According to the Bureau of Labor Statistics (BLS), 3.4 workers’ compensation claims are submitted for every 100 full-time employees each year.
Having insurance for your startup is one of the most important aspects to pay attention to. Two insurance types that are advised for startup owners to invest in are General Liability Insurance and Workers Compensation Insurance.
General liability insurance, also known as commercial general liability insurance (CGL) and LLC general liability insurance, is a basic insurance policy that protects your small business’s assets from a variety of dangers. To find out what General Liability Insurance covers, read more here.
Workers Compensation insurance for startups is an important part of your insurance portfolio that will help your company run successfully. If your employees suffer a work-related injury or sickness, Workers Compensation will pay their lost wages. As a beginning company, it is unquestionably an insurance policy to consider.
What does Workers’ Compensation Insurance Cover?
If your employees suffer a work-related injury or illness, Workers’ Compensation Insurance will cover their missed wages. The lost wages, medical bills, and even disability and burial benefits can be reimbursed regardless of how the damage occurs. The only stipulation is that it has to happen as a result of their work. If a worker injures his or her back at home and then comes to work and injures it, even more, he or she would most certainly be denied because it was a pre-existing condition.
Risks of Starting a Business Without Workers Compensation Insurance
Since you’re a startup, the most important thing is to make money, which means decreasing costs anywhere you can. To save money, many business owners turn to their insurance coverage first. While adjusting coverage limits and deductibles can sometimes help, Workers Compensation is not usually the place to search for cost savings.
Here are some of the consequences of not providing this vital coverage to your staff:
Legalities in Your State
Workers Compensation Insurance is required in most states. Each state has its own set of rules and regulations. Some states only require it if you have a particular amount of employees, while others don’t require it at all for small enterprises. It’s advisable to consult with a knowledgeable insurance agent who is familiar with state regulations and can guide you through the procedure.
Employers’ Liability Insurance
While Workers Compensation insurance covers employees, it also protects you as a business. Even if you run a family business, you can’t count on them not to sue you. This coverage will cover the costs of defending you in an employment-related lawsuit. This usually occurs when an employee believes that you, as the employer, were irresponsible and as a result, they were injured. It will also cover settlements and judgments in addition to defense costs.
You may believe your company is immune to harm or illness. Even those who work at a desk all day are vulnerable to injury. Carpal tunnel syndrome, which is caused by repetitive typing and writing, is a common Workers Compensation claim. Also, if you leave something in the bathroom walkway, such as an empty box, there’s a risk they’ll trip over it. Unexpected events can occur in any industry, and it is best to be prepared and equipped to support your staff. If your employee is injured on the job, you will undoubtedly be held liable, so avoid a lawsuit.
Is Workers’ Compensation Insurance Necessary?

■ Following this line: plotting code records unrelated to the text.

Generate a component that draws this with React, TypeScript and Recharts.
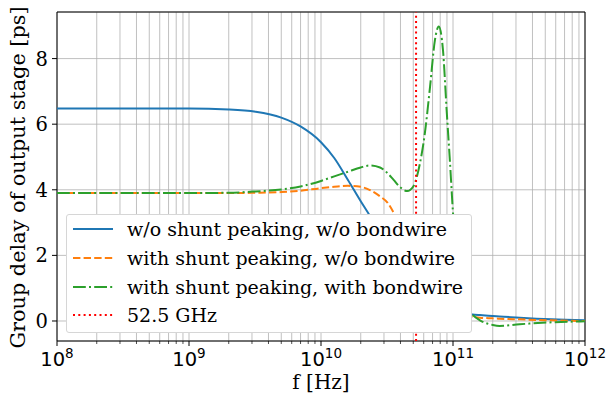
import React from 'react';
import { LineChart, Line, XAxis, YAxis, CartesianGrid, ReferenceLine, ReferenceArea, Legend } from 'recharts';

// frequency grid in Hz (log spaced, denser around the resonance)
const freqs = [
  1e8, 3.2e8, 1e9, 2e9, 3.2e9, 5e9, 7e9, 1e10, 1.26e10, 1.6e10, 2e10, 2.35e10,
  2.8e10, 3.2e10, 3.55e10, 4e10, 4.5e10, 5e10, 5.6e10, 6.1e10, 6.7e10, 7.3e10,
  7.8e10, 8.4e10, 8.95e10, 9.5e10, 1e11, 1.12e11, 1.26e11, 1.4e11, 1.6e11, 2e11,
  2.25e11, 3.2e11, 5.6e11, 1e12,
];

// group delay [ps]
const noPeakNoBond = [
  6.48, 6.48, 6.48, 6.45, 6.38, 6.2, 5.93, 5.45, 4.97, 4.3, 3.65, 3.2,
  2.65, 2.2, 1.85, 1.5, 1.2, 0.98, 0.8, 0.7, 0.6, 0.52,
  0.47, 0.42, 0.37, 0.34, 0.31, 0.26, 0.22, 0.2, 0.18, 0.15,
  0.14, 0.1, 0.05, 0.02,
];
const peakNoBond = [
  3.9, 3.9, 3.9, 3.9, 3.91, 3.93, 3.97, 4.05, 4.09, 4.12, 4.09, 3.99,
  3.8, 3.6, 3.3, 2.85, 2.4, 1.95, 1.5, 1.2, 0.95, 0.78,
  0.65, 0.53, 0.45, 0.38, 0.32, 0.24, 0.17, 0.13, 0.1, 0.08,
  0.07, 0.05, 0.02, 0.0,
];
const peakWithBond = [
  3.9, 3.9, 3.9, 3.91, 3.95, 4.01, 4.1, 4.27, 4.41, 4.55, 4.68, 4.74,
  4.68, 4.5, 4.3, 4.07, 3.96, 4.1, 4.78, 5.68, 7.14, 8.57,
  8.98, 8.25, 6.43, 4.8, 3.3, 1.3, 0.45, 0.2, 0.02, -0.12,
  -0.15, -0.1, -0.04, -0.01,
];

const markerFreq = 5.25e10;
const seriesNames = [
  'w/o shunt peaking, w/o bondwire',
  'with shunt peaking, w/o bondwire',
  'with shunt peaking, with bondwire',
  '52.5 GHz',
];

const majorTicks = [1e8, 1e9, 1e10, 1e11, 1e12];
const minorSteps = [2, 3, 4, 5, 6, 7, 8, 9];
const xTicks = [
  ...majorTicks,
  ...majorTicks.slice(0, -1).flatMap((d) => minorSteps.map((m) => m * d)),
].sort((a, b) => a - b);
const yTicks = [0, 2, 4, 6, 8];

const data = freqs.map((f, i) => ({
  f,
  a: noPeakNoBond[i],
  b: peakNoBond[i],
  c: peakWithBond[i],
}));

const serif = "'DejaVu Serif', 'Liberation Serif', serif";
const COLORS = ['#1f77b4', '#ff7f0e', '#2ca02c', '#ff0000'];
const DASHES = [undefined, '7.4 3.2', '12.8 3.2 2 3.2', '2 3.3'];

const XTick = (props: any) => {
  const { x, y, payload } = props;
  const lg = Math.log10(payload.value);
  const exp = Math.round(lg);
  const major = Math.abs(lg - exp) < 1e-6;
  return (
    <g>
      <line x1={x} x2={x} y1={y} y2={y + (major ? 5 : 3)} stroke="#000" strokeWidth={major ? 1 : 0.7} />
      {major && (
        <text x={x} y={y + 25} textAnchor="middle" fontFamily="'DejaVu Sans', sans-serif" fontSize={19.5} fill="#000">
          10<tspan dy={-8} fontSize={13.5}>{exp}</tspan>
        </text>
      )}
    </g>
  );
};

const YTick = (props: any) => {
  const { x, y, payload } = props;
  return (
    <g>
      <line x1={x - 5} x2={x} y1={y} y2={y} stroke="#000" />
      <text x={x - 9} y={y} dy="0.36em" textAnchor="end" fontFamily={serif} fontSize={19.5} fill="#000">
        {payload.value}
      </text>
    </g>
  );
};

const YLabel = (props: any) => {
  const { viewBox } = props;
  const cy = viewBox.y + viewBox.height / 2 + 1;
  return (
    <text
      x={25}
      y={cy}
      transform={`rotate(-90, 25, ${cy})`}
      textAnchor="middle"
      fontFamily={serif}
      fontSize={20.8}
      fill="#000"
    >
      Group delay of output stage [ps]
    </text>
  );
};

const XLabel = (props: any) => {
  const { viewBox } = props;
  return (
    <text x={viewBox.x + viewBox.width / 2} y={389} textAnchor="middle" fontFamily={serif} fontSize={20} fill="#000">
      f [Hz]
    </text>
  );
};

const LegendBox = () => (
  <div
    style={{
      background: '#fff',
      border: '1px solid #d6d6d6',
      borderRadius: 3,
      padding: '0 8px 2px 6px',
      fontFamily: serif,
      fontSize: 19,
      color: '#000',
    }}
  >
    {seriesNames.map((name, i) => (
      <div key={name} style={{ display: 'flex', alignItems: 'center', height: 28.7, whiteSpace: 'nowrap' }}>
        <svg width={40} height={10} style={{ marginRight: 14 }}>
          <line x1={0} x2={40} y1={5} y2={5} stroke={COLORS[i]} strokeWidth={2} strokeDasharray={DASHES[i]} />
        </svg>
        <span>{name}</span>
      </div>
    ))}
  </div>
);

export default function App() {
  return (
    <div style={{ position: 'absolute', left: 0, top: 0, width: 609, height: 400, overflow: 'hidden', background: '#fff' }}>
      <LineChart width={609} height={400} data={data} margin={{ top: 12, right: 24, left: 0, bottom: 0 }}>
        <CartesianGrid stroke="#b0b0b0" strokeWidth={0.8} />
        <XAxis
          dataKey="f"
          type="number"
          scale="log"
          domain={[1e8, 1e12]}
          ticks={xTicks}
          interval={0}
          height={59}
          tickSize={0}
          tickMargin={0}
          tickLine={false}
          axisLine={false}
          tick={<XTick />}
          allowDataOverflow
          label={<XLabel />}
        />
        <YAxis
          type="number"
          domain={[-0.61, 9.42]}
          ticks={yTicks}
          width={57}
          tickSize={0}
          tickMargin={0}
          tickLine={false}
          axisLine={false}
          tick={<YTick />}
          allowDataOverflow
          label={<YLabel />}
        />
        <ReferenceArea x1={1e8} x2={1e12} y1={-0.61} y2={9.42} fill="none" stroke="#000" strokeWidth={1} ifOverflow="visible" />
        <Line dataKey="a" type="monotone" stroke={COLORS[0]} strokeWidth={2} dot={false} isAnimationActive={false} />
        <Line dataKey="b" type="monotone" stroke={COLORS[1]} strokeWidth={2} strokeDasharray={DASHES[1]} dot={false} isAnimationActive={false} />
        <Line dataKey="c" type="monotone" stroke={COLORS[2]} strokeWidth={2} strokeDasharray={DASHES[2]} dot={false} isAnimationActive={false} />
        <ReferenceLine x={markerFreq} stroke={COLORS[3]} strokeWidth={2} strokeDasharray={DASHES[3]} />
        <Legend
          layout="vertical"
          align="center"
          verticalAlign="middle"
          content={<LegendBox />}
          wrapperStyle={{ left: 66, top: 214, width: 'auto' }}
        />
      </LineChart>
    </div>
  );
}
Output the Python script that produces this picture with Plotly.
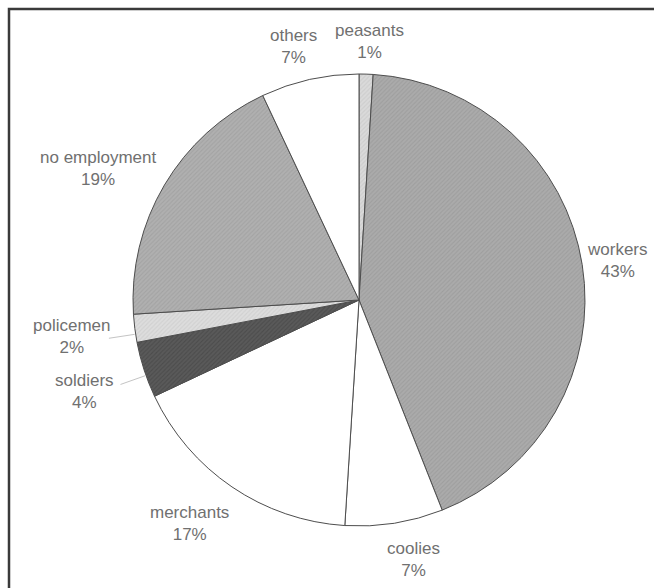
import math
import plotly.graph_objects as go

# Occupation shares (percent), clockwise from 12 o'clock
categories = ["peasants", "workers", "coolies", "merchants", "soldiers",
              "policemen", "no employment", "others"]
shares = [1, 43, 7, 17, 4, 2, 19, 7]

# Slice fills (greyscale) with a fine diagonal grain on the shaded slices
fills = ["#dadada", "#ababab", "#ffffff", "#ffffff", "#5a5a5a",
         "#dddddd", "#b0b0b0", "#ffffff"]
hatch = ["/", "/", "", "", "/", "/", "/", ""]
hatch_fg = ["#cdcdcd", "#9e9e9e", "#ffffff", "#ffffff", "#4c4c4c",
            "#d0d0d0", "#a3a3a3", "#ffffff"]

# Label placement: distance from the centre (px) and angular nudge (deg)
label_dist = [259, 261, 265, 280, 289, 289, 292, 262]
label_nudge = [0.6, 0.4, -2.8, 3.0, -0.4, 0.0, -3.8, -1.8]
leader = [False, False, False, False, True, True, False, False]

W, H = 654, 588
CX, CY, R = 359, 300, 226

fig = go.Figure(go.Pie(
    labels=categories,
    values=shares,
    sort=False,
    direction="clockwise",
    rotation=0,
    textinfo="none",
    hoverinfo="label+percent",
    marker=dict(colors=fills,
                line=dict(color="#4d4d4d", width=1),
                pattern=dict(shape=hatch, fgcolor=hatch_fg, bgcolor=fills,
                             size=3, solidity=0.35)),
    domain=dict(x=[(CX - R) / W, (CX + R) / W],
                y=[(H - CY - R) / H, (H - CY + R) / H]),
    showlegend=False,
))


def to_paper(ang_deg, r):
    a = math.radians(ang_deg)
    return (CX + r * math.sin(a)) / W, 1 - (CY - r * math.cos(a)) / H


annotations = []
shapes = []
total = sum(shares)
cum = 0
for name, v, d, nudge, lead in zip(categories, shares, label_dist, label_nudge, leader):
    mid = (cum + v / 2) / total * 360
    cum += v
    x, y = to_paper(mid + nudge, d)
    annotations.append(dict(
        x=x, y=y, xref="paper", yref="paper",
        text=f"{name}<br>{round(v / total * 100)}%", showarrow=False,
        font=dict(family="Liberation Sans, Arial, sans-serif", size=17, color="#707070"),
        xanchor="center", yanchor="middle", align="center"))
    if lead:
        x0, y0 = to_paper(mid - 1.5, R + 1)
        x1, y1 = to_paper(mid - 1.5, R + 27)
        shapes.append(dict(type="line", xref="paper", yref="paper",
                           x0=x0, y0=y0, x1=x1, y1=y1,
                           line=dict(color="#c4c4c4", width=1)))

# Frame around the chart
shapes.append(dict(type="rect", xref="paper", yref="paper",
                   x0=9 / W, y0=1 - 9 / H, x1=1.05, y1=-0.05,
                   line=dict(color="#3a3a3a", width=2.5)))

fig.update_layout(
    width=W, height=H,
    margin=dict(l=0, r=0, t=0, b=0),
    paper_bgcolor="white",
    plot_bgcolor="white",
    annotations=annotations,
    shapes=shapes,
)

fig.write_html("out.html")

There are certain exceptionally rare instances in which a startup will have no workers. However, depending on the business, a contract may need it even in these cases. For example, a contractor who is a sole proprietor with no workers may bid on a job for a general contractor, and the general contractor will want Workers Compensation coverage simply because it is required by their standard contract. It will be something the contractor must have in order to get the work done.
Furthermore, most states require firms to have Workers Compensation insurance, and you should make every effort to comply with all state regulations.
With the exception of Texas, most states require companies to get this coverage. Noncompliance can lead to jail time, huge fines and fees, and even stop-work orders. The excitement of starting a new business is swiftly tamped down by the fear of incurring expenses. While paying for insurance may seem like another expense you don’t want to undertake, it is better to do so in order to avoid an expensive lawsuit. Your employees rely on you to not just pay their bills, but also to protect them from harm and disease. Consult an experienced insurance agent to ensure that you have adequate coverage.